• **Task details**:
All of the data should be repeated exactly; pictures are not part of the copy.

• **Source material**:
>> BEGIN

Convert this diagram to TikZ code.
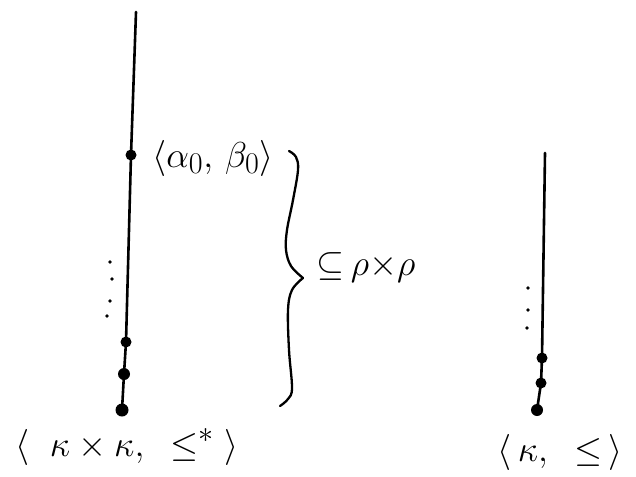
\documentclass[tikz,border=0pt]{standalone}
\usepackage{amsmath,amssymb}
\begin{document}
\begin{tikzpicture}[x=1pt,y=-1pt,
  dot/.style={circle,fill=black,inner sep=0pt,minimum size=11pt},
  sdot/.style={circle,fill=black,inner sep=0pt,minimum size=3.8pt},
  chain/.style={line width=2.6pt,line cap=round},
  bracestroke/.style={line width=2.3pt,line cap=round,line join=round},
  lbl/.style={inner sep=0pt,font=\Huge,scale=1.45}]
\useasboundingbox[fill=white] (0,0) rectangle (636,476);
% left chain
\coordinate (ltop) at (136,12);
\node[dot] (a0) at (131,155) {};
\node[dot] (l1) at (126,342) {};
\node[dot,minimum size=12pt] (l2) at (124,374) {};
\node[dot,minimum size=13pt] (l3) at (122,410) {};
\draw[chain] (ltop) -- (a0.center) -- (l1.center) -- (l2.center) -- (l3.center);
\node[sdot] (ld1) at (110,262) {};
\node[sdot] (ld2) at (112,279) {};
\node[sdot] (ld3) at (110,301) {};
\node[sdot] (ld4) at (107,316) {};
% right chain
\coordinate (rtop) at (545,153);
\node[dot] (r1) at (542,358) {};
\node[dot] (r2) at (541,383) {};
\node[dot,minimum size=12pt] (r3) at (537,410) {};
\draw[chain] (rtop) -- (r1.center) -- (r2.center) -- (r3.center);
\node[sdot] (rd1) at (528,288) {};
\node[sdot] (rd2) at (528,310) {};
\node[sdot] (rd3) at (527,328) {};
% brace
\draw[bracestroke] plot[smooth,tension=0.6] coordinates {(289,151) (296,157) (298,170) (293,200) (287,230) (286,250) (291,266) (303,278)};
\draw[bracestroke] plot[smooth,tension=0.6] coordinates {(303,278) (292,290) (288,310) (289,350) (292,388) (288,399) (280,406)};
% labels
\node[lbl] (ab) at (213,158) {$\langle\alpha_0,\,\beta_0\rangle$};
\node[lbl] (rr) at (366,268) {${\subseteq}\,\rho{\times}\rho$};
\node[lbl] (kk) at (127,447) {$\langle\;\;\kappa\times\kappa,\;\;\le^{*}\;\rangle$};
\node[lbl] (k) at (560,452) {$\langle\,\kappa,\;\;\le\,\rangle$};
\end{tikzpicture}
\end{document}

>> END

• **Right answer**:
Convert this diagram to TikZ code.
\documentclass[tikz,border=0pt]{standalone}
\usepackage{amsmath,amssymb}
\begin{document}
\begin{tikzpicture}[x=1pt,y=-1pt,
  dot/.style={circle,fill=black,inner sep=0pt,minimum size=11pt},
  sdot/.style={circle,fill=black,inner sep=0pt,minimum size=3.8pt},
  chain/.style={line width=2.6pt,line cap=round},
  bracestroke/.style={line width=2.3pt,line cap=round,line join=round},
  lbl/.style={inner sep=0pt,font=\Huge,scale=1.45}]
\useasboundingbox[fill=white] (0,0) rectangle (636,476);
% left chain
\coordinate (ltop) at (136,12);
\node[dot] (a0) at (131,155) {};
\node[dot] (l1) at (126,342) {};
\node[dot,minimum size=12pt] (l2) at (124,374) {};
\node[dot,minimum size=13pt] (l3) at (122,410) {};
\draw[chain] (ltop) -- (a0.center) -- (l1.center) -- (l2.center) -- (l3.center);
\node[sdot] (ld1) at (110,262) {};
\node[sdot] (ld2) at (112,279) {};
\node[sdot] (ld3) at (110,301) {};
\node[sdot] (ld4) at (107,316) {};
% right chain
\coordinate (rtop) at (545,153);
\node[dot] (r1) at (542,358) {};
\node[dot] (r2) at (541,383) {};
\node[dot,minimum size=12pt] (r3) at (537,410) {};
\draw[chain] (rtop) -- (r1.center) -- (r2.center) -- (r3.center);
\node[sdot] (rd1) at (528,288) {};
\node[sdot] (rd2) at (528,310) {};
\node[sdot] (rd3) at (527,328) {};
% brace
\draw[bracestroke] plot[smooth,tension=0.6] coordinates {(289,151) (296,157) (298,170) (293,200) (287,230) (286,250) (291,266) (303,278)};
\draw[bracestroke] plot[smooth,tension=0.6] coordinates {(303,278) (292,290) (288,310) (289,350) (292,388) (288,399) (280,406)};
% labels
\node[lbl] (ab) at (213,158) {$\langle\alpha_0,\,\beta_0\rangle$};
\node[lbl] (rr) at (366,268) {${\subseteq}\,\rho{\times}\rho$};
\node[lbl] (kk) at (127,447) {$\langle\;\;\kappa\times\kappa,\;\;\le^{*}\;\rangle$};
\node[lbl] (k) at (560,452) {$\langle\,\kappa,\;\;\le\,\rangle$};
\end{tikzpicture}
\end{document}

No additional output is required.